I’ve never taken stock in the notion that the roadster is an impractical car. If there’s a need for something, there’s bound to be a solution. After many miles of driving, I’ve noticed the need for something to keep bits of paper, receipts, post-it notes, and driving directions from fluttering away. On one occasion, I had actually witnessed a receipt spiral around and up in the cockpit before disappearing in my rearview mirror.
Since the glove box and rear storage hatch were already stuffed with goodies, my interim solutions ranged from weighting paper down in the (when empty) passenger seat, wedging it under my right leg, or filing it in the gap between the seat and center console. None were terribly effective or appropriate. A collate of loose-leaf papers sitting between the seat and center console would often result in a footwell of windstrewn mess.

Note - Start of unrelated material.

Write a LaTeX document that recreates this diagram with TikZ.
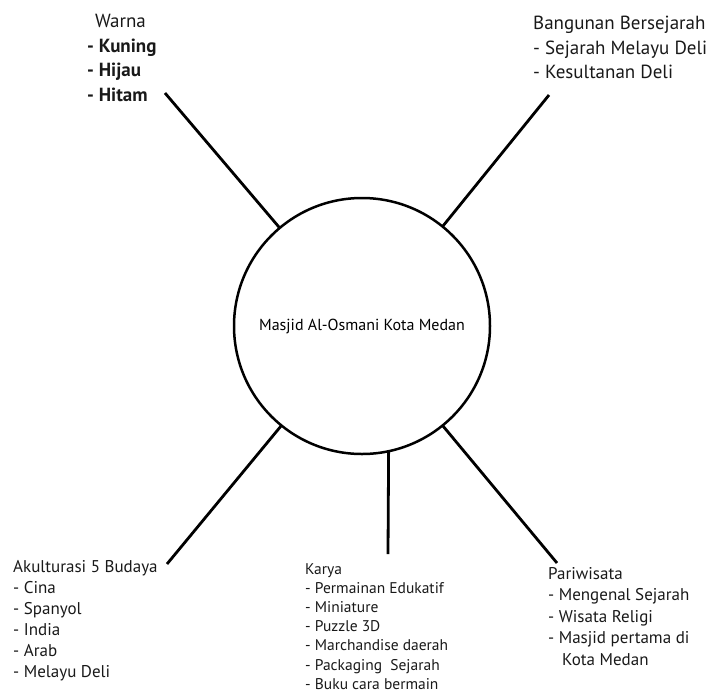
\documentclass[tikz,border=0pt]{standalone}
\usepackage{fontspec}
\setmainfont{PT Sans}
\usetikzlibrary{positioning}
\tikzstyle{pusat}=[
  circle,
  draw=black,
  line width=2.5pt,
  minimum size=256pt,
  inner sep=0pt,
  outer sep=0pt,
  font={\fontsize{16}{19}\selectfont},
]
\tikzstyle{cabang}=[
  anchor=north west,
  inner sep=0pt,
  align=left,
  text=black!90,
]
\tikzstyle{garis}=[
  draw=black,
  line width=2.8pt,
]
\tikzset{
  x=1pt,
  y=-1pt,
}
\begin{document}
\begin{tikzpicture}
  \useasboundingbox (0,0) rectangle (723,697);
  \node (masjid) [pusat] at (362,326) {Masjid Al-Osmani Kota Medan};
  %%
  \node (warna) [cabang, font={\fontsize{19}{24.5}\selectfont}] at (87,14)
    {\hspace*{8pt}Warna\\\textbf{- Kuning}\\\textbf{- Hijau}\\\textbf{- Hitam}};
  \node (bangunan) [cabang, font={\fontsize{19}{24.5}\selectfont}] at (533,16)
    {Bangunan Bersejarah\\- Sejarah Melayu Deli\\- Kesultanan Deli};
  \node (akulturasi) [cabang, font={\fontsize{17}{21}\selectfont}] at (13,560)
    {Akulturasi 5 Budaya\\- Cina\\- Spanyol\\- India\\- Arab\\- Melayu Deli};
  \node (karya) [cabang, font={\fontsize{15.5}{19.2}\selectfont}] at (305,563)
    {Karya\\- Permainan Edukatif\\- Miniature\\- Puzzle 3D\\- Marchandise daerah\\- Packaging~ Sejarah\\- Buku cara bermain};
  \node (pariwisata) [cabang, font={\fontsize{17}{21.5}\selectfont}] at (548,567)
    {Pariwisata\\- Mengenal Sejarah\\- Wisata Religi\\- Masjid pertama di\\\hspace*{14pt}Kota Medan};
  %%
  \coordinate (A) at (165,93);
  \coordinate (B) at (549,95);
  \coordinate (C) at (167,564);
  \coordinate (D) at (388,554);
  \coordinate (E) at (557,563);
  %%
  \draw [garis] (masjid.130) -- (A);
  \draw [garis] (masjid.51) -- (B);
  \draw [garis] (masjid.231) -- (C);
  \draw [garis] (masjid.-78) -- (D);
  \draw [garis] (masjid.-51) -- (E);
\end{tikzpicture}
\end{document}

Most 1998 Z3 roadsters were delivered with a Parcel Net on the passenger side of the transmission tunnel. Initially, I thought this was another eccentric accessory, but in light of my reoccurring paperchase it was the solution. Kudos to Mark Volk’s initial installation notes for making this a painless project…
To install one in your roadster, you’ll need the following items:
One #51-47-2-261-407 Parcel Net & Frame
Four #51-47-2-263-062 Fixing Element Screw
Sheet Metal Screw
The Fixing Element Screw is designed to twist into and beyond the transmission tunnel carpeting. This leaves the plastic clip that will hold the Parcel Net’s frame.
This shows how the clip will fit on the frame towards the end of the installation. Since the frame is shaped like a wide “U”, two screws along the bottom and one on each side will suffice.
Start by clipping a Fixing Screw at each side of the frame. Put a piece of masking tape on the carpet at the points where each Fixing Screw will land. Allow yourself plenty of thought and time on how this frame will be positioned. Too far down and repeated scuffing from a shoe might wear out the netting. Too far down and forward would make it difficult or dangerous if the driver had to stretch for something in it’s hold. Too high and it won’t be able to hold a magazine without that magazine’s corner jabbing into the glove box panel. When the Parcel Net is where you want it, press the fixing screws firmly into the the masking tape to make an indentation.
With the indentations serving as location markers, find a sheet metal screw and hand-twist it into the carpeting. The pointed metal tip will burrow through the thick fibrous pile and emerge to create a starter hole for the wider plastic Fixing Screw. Remove the masking tape before securing each Fixing Screw. If that sheet metal screw was thin enough, you’ll find the Fixing Screw firmly seated with no tendency to come loose. There’s no need to drill holes in the chassis metal underneath the carpeting!
Be sure the side screws are spaced wide enough so that the frame sides are parallel to each other. Once the sides are positioned, complete the bottom two Fixing Screws. How these last two are located will determine the height and levelness of your Parcel Net.
Snap the Parcel Net Frame into all four clips and that completes your installation.
The closeness of the Parcel Net makes short-term or important items immediately accessible. It’s been getting use nearly every time the car’s being driven. Quite a value for $25 worth of parts.